Back in high school, I worked for a sporting goods retailer. I took my job seriously, and worked hard to keep the customers happy by learning as much as I could about the products. After all, I wanted to earn that minimum wage. But even with a stellar record, one day I almost got sent home early.

It was an hour or two before closing on a Friday night, and the store was empty. A couple of co-workers about my age decided to throw a Nerf football around in the back of the store to break up the monotony of a slow night, so I joined in. Predictably, the ball bounced all over the place, but there were no breakables in the area or customers in sight. It was fun, but it was wrong. And I knew better.

Our manager was not pleased when he saw what was happening. He yelled at us and told us all to go home. I apologized, and he didn't follow through on his order—probably because he realized that if we all went home he'd have to perform all of the closing duties himself.

Looking back on it now, I don't think my manager was wrong, but he wasn't right either. Yes, decorum in the workplace is essential. Yes, there's always "something" to do, but what's wrong with having a little fun at the office? What we were doing was not productive, but what if it led to an idea of having someone periodically play catch with customers or some sort of football-throwing competition with prizes and it boosted sales?

The National Institute for Play says: "As play is woven into the fabric of social practices, we will dramatically transform our personal health, our relationships, the education we provide our children and the capacity of our corporations to innovate."

I couldn't agree more. Playing is all about imagination, which is where innovation comes to play.

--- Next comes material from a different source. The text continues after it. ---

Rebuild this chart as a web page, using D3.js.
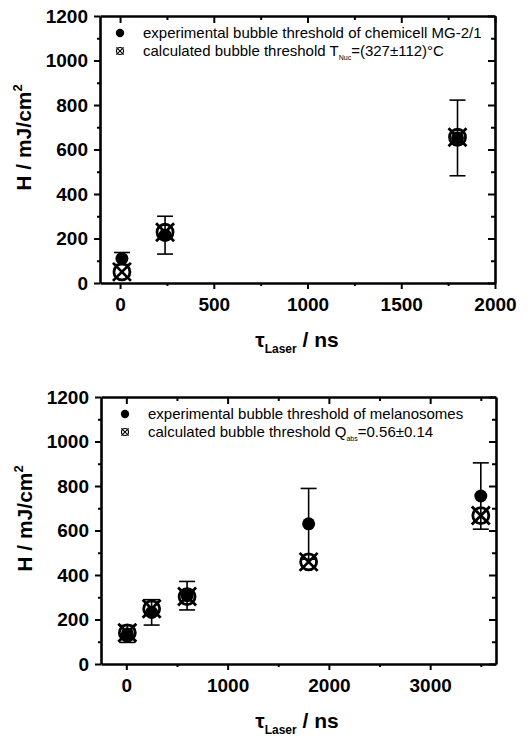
<!DOCTYPE html>
<html>
<head>
<meta charset="utf-8">
<script src="https://cdn.jsdelivr.net/npm/d3@7"></script>
<style>
  body { margin: 0; background: #fff; }
  text { font-family: "Liberation Sans", Arial, sans-serif; fill: #000; }
</style>
</head>
<body>
<svg id="chart" width="530" height="743"></svg>
<script>
//Top panel: chemicell MG-2/1
const tauTop = [10, 240, 1800];
const expTop = [110, 215, 652];
const expErrTop = [27, 85, 170];
const calcTop = [50, 228, 655];

//Bottom panel: melanosomes
const tauBot = [10, 250, 600, 1800, 3500];
const expBot = [135, 232, 307, 630, 755];
const expErrBot = [38, 57, 64, 159, 149];
const calcBot = [140, 248, 303, 459, 667];

//Ticks
const yTicks = [0, 200, 400, 600, 800, 1000, 1200];
const yMinor = [100, 300, 500, 700, 900, 1100];
const xTicksTop = [0, 500, 1000, 1500, 2000];
const xMinorTop = [250, 750, 1250, 1750];
const xTicksBot = [0, 1000, 2000, 3000];
const xMinorBot = [500, 1500, 2500, 3500];

const svg = d3.select("#chart");
const fmt = d3.format("d");

function drawPanel(p) {
  let x = d3.scaleLinear().domain(p.xDomain).range([p.left, p.right]);
  let y = d3.scaleLinear().domain([0, 1200]).range([p.bottom, p.top]);
  let g = svg.append("g");

  //Frame axes: left/bottom ticks outward, top/right ticks inward
  let styleAxis = (sel) => {
    sel.select(".domain").attr("stroke-width", 2.6);
    sel.selectAll(".tick line").attr("stroke-width", 2);
  };
  g.append("g").attr("transform", `translate(${p.left},0)`)
    .call(d3.axisLeft(y).tickValues(yTicks).tickFormat(fmt).tickSize(6).tickSizeOuter(0).tickPadding(6))
    .call(styleAxis)
    .selectAll("text").style("font-size", "19px").style("font-weight", "bold");
  g.append("g").attr("transform", `translate(${p.left},0)`)
    .call(d3.axisLeft(y).tickValues(yMinor).tickSize(3).tickFormat(""))
    .call(styleAxis).select(".domain").remove();
  g.append("g").attr("transform", `translate(${p.right},0)`)
    .call(d3.axisRight(y).tickValues(yTicks).tickSize(-7).tickSizeOuter(0).tickFormat(""))
    .call(styleAxis);
  g.append("g").attr("transform", `translate(${p.right},0)`)
    .call(d3.axisRight(y).tickValues(yMinor).tickSize(-4).tickFormat(""))
    .call(styleAxis).select(".domain").remove();

  g.append("g").attr("transform", `translate(0,${p.bottom})`)
    .call(d3.axisBottom(x).tickValues(p.xTicks).tickFormat(fmt).tickSize(6).tickSizeOuter(0).tickPadding(9))
    .call(styleAxis)
    .selectAll("text").style("font-size", "19px").style("font-weight", "bold");
  g.append("g").attr("transform", `translate(0,${p.bottom})`)
    .call(d3.axisBottom(x).tickValues(p.xMinor).tickSize(3).tickFormat(""))
    .call(styleAxis).select(".domain").remove();
  g.append("g").attr("transform", `translate(0,${p.top})`)
    .call(d3.axisTop(x).tickValues(p.xTicks).tickSize(-7).tickSizeOuter(0).tickFormat(""))
    .call(styleAxis);
  g.append("g").attr("transform", `translate(0,${p.top})`)
    .call(d3.axisTop(x).tickValues(p.xMinor).tickSize(-4).tickFormat(""))
    .call(styleAxis).select(".domain").remove();
  g.selectAll(".tick text").attr("fill", "#000");
  g.selectAll("path.domain, .tick line").attr("stroke", "#000");

  //Axis titles
  let yt = g.append("text")
    .attr("transform", `translate(${p.left - 69},${(p.top + p.bottom) / 2 - 12}) rotate(-90)`)
    .attr("text-anchor", "middle")
    .style("font-size", "21px").style("font-weight", "bold");
  yt.append("tspan").text("H / mJ/cm");
  yt.append("tspan").attr("dy", -9).style("font-size", "13px").text("2");

  let xt = g.append("text")
    .attr("x", 297).attr("y", p.bottom + 64)
    .attr("text-anchor", "middle")
    .style("font-size", "21px").style("font-weight", "bold");
  xt.append("tspan").text("τ");
  xt.append("tspan").attr("dy", 6).style("font-size", "12px").text("Laser");
  xt.append("tspan").attr("dy", -6).text(" / ns");

  //Data
  let idx = d3.range(p.tau.length);
  let eb = g.append("g").attr("stroke", "#000").attr("stroke-width", 1.6);
  eb.selectAll("line.v").data(idx).enter().append("line")
    .attr("x1", i => x(p.tau[i])).attr("x2", i => x(p.tau[i]))
    .attr("y1", i => y(p.exp[i] - p.err[i])).attr("y2", i => y(p.exp[i] + p.err[i]));
  [1, -1].forEach(s => {
    eb.selectAll(null).data(idx).enter().append("line")
      .attr("x1", i => x(p.tau[i]) - 8).attr("x2", i => x(p.tau[i]) + 8)
      .attr("y1", i => y(p.exp[i] + s * p.err[i])).attr("y2", i => y(p.exp[i] + s * p.err[i]));
  });

  g.append("g").selectAll("circle").data(idx).enter().append("circle")
    .attr("cx", i => x(p.tau[i])).attr("cy", i => y(p.exp[i])).attr("r", 6.5)
    .attr("fill", "#000");

  let calcG = g.append("g").selectAll("g").data(idx).enter().append("g")
    .attr("transform", i => `translate(${x(p.tau[i])},${y(p.calc[i])})`);
  calcMarker(calcG, 8, 9, 2.8);

  //Legend
  let lg = g.append("g").attr("transform", `translate(${p.left},${p.top})`);
  lg.append("circle").attr("cx", p.legMarkX).attr("cy", 17).attr("r", 4.2).attr("fill", "#000");
  calcMarker(lg.append("g").attr("transform", `translate(${p.legMarkX},35)`), 3.5, 3.6, 1.1);
  lg.append("text").attr("x", p.legTextX).attr("y", 22).style("font-size", "15px").text(p.leg1);
  let l2 = lg.append("text").attr("x", p.legTextX).attr("y", 40).style("font-size", "15px");
  l2.append("tspan").text(p.leg2a);
  l2.append("tspan").attr("dy", 4).style("font-size", "7px").text(p.leg2sub);
  l2.append("tspan").attr("dy", -4).text(p.leg2b);
}

function calcMarker(sel, r, h, w) {
  sel.append("circle").attr("r", r).attr("fill", "none").attr("stroke", "#000").attr("stroke-width", w);
  sel.append("path").attr("d", `M${-h},${-h}L${h},${h}M${-h},${h}L${h},${-h}`)
    .attr("stroke", "#000").attr("stroke-width", w);
}

drawPanel({
  left: 100, right: 495, top: 16, bottom: 283,
  xDomain: [-107, 2000], xTicks: xTicksTop, xMinor: xMinorTop,
  tau: tauTop, exp: expTop, err: expErrTop, calc: calcTop,
  legMarkX: 20, legTextX: 43,
  leg1: "experimental bubble threshold of chemicell MG-2/1",
  leg2a: "calculated bubble threshold T", leg2sub: "Nuc", leg2b: "=(327±112)°C"
});

drawPanel({
  left: 101, right: 496, top: 397, bottom: 664,
  xDomain: [-250, 3650], xTicks: xTicksBot, xMinor: xMinorBot,
  tau: tauBot, exp: expBot, err: expErrBot, calc: calcBot,
  legMarkX: 24, legTextX: 47,
  leg1: "experimental bubble threshold of melanosomes",
  leg2a: "calculated bubble threshold Q", leg2sub: "abs", leg2b: "=0.56±0.14"
});
</script>
</body>
</html>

It was refreshing to read a recent CNN story that talked about some of the companies out there that embrace fun, like YouTube with its slide. And if you want to see something that looks like a whole lot of fun, check out Google's office in Zurich. Tell me you wouldn't feel inspired traversing those halls on a daily basis. Of course fun has its limits. If you see "Bob" sitting on the couch playing video games all day and missing deadlines, then it's pretty clear "Bob" can't come out and play anymore.

In decades past, many companies took a "you can't have fun at the old workplace" approach to their workers. Maybe I'm basing this too much on what I saw on the tube as a kid, but my vision of bosses in the 1960s, for example, is more Mr. Mooney than Lieutenant McHale. That mentality seemed to change when the Internet took over in the mid- to late '90s before the dot-com bubble burst. At that time, any inspiration seemed to lead to jubilation—and a whole bunch of venture capital funds to boot, but that's another story.

Today, it seems companies have regressed. For instance, recently a group of Australian miners were reportedly fired for doing the Harlem Shake while on duty. Sure safety is paramount, but this action seems extreme, don't you think?

With U.S. unemployment still at 7.6 percent, some workers might feel at risk if they take risks since there's an "everyone's replaceable" attitude that seems to permeate the workforce. And even if companies do offer outlets for fun, as the CNN story says, unless companies embrace this "It's OK to have fun on the job attitude," worried workers might be hesitant to partake anyway.

Google seems to have the play-it-forward concept down pat. Think about the Google Doodle. The concept is pretty simple; it's just a picture or interactive scene that pays homage to a person or event. How many companies do you know that would employ people to do such a thing? And yet, Google has a whole team of "doodlers" who create the cool graphics you periodically see on Google. In return, the company gets recognition. Lots of it. Just look at how many news outlets wrote about Google's recent Earth Day interactive doodle. Or you can read about how McDonald's takes an Iron Chef-like approach to innovation. Indeed, having fun on the job seems to be the secret ingredient in teamwork, camaraderie and innovation.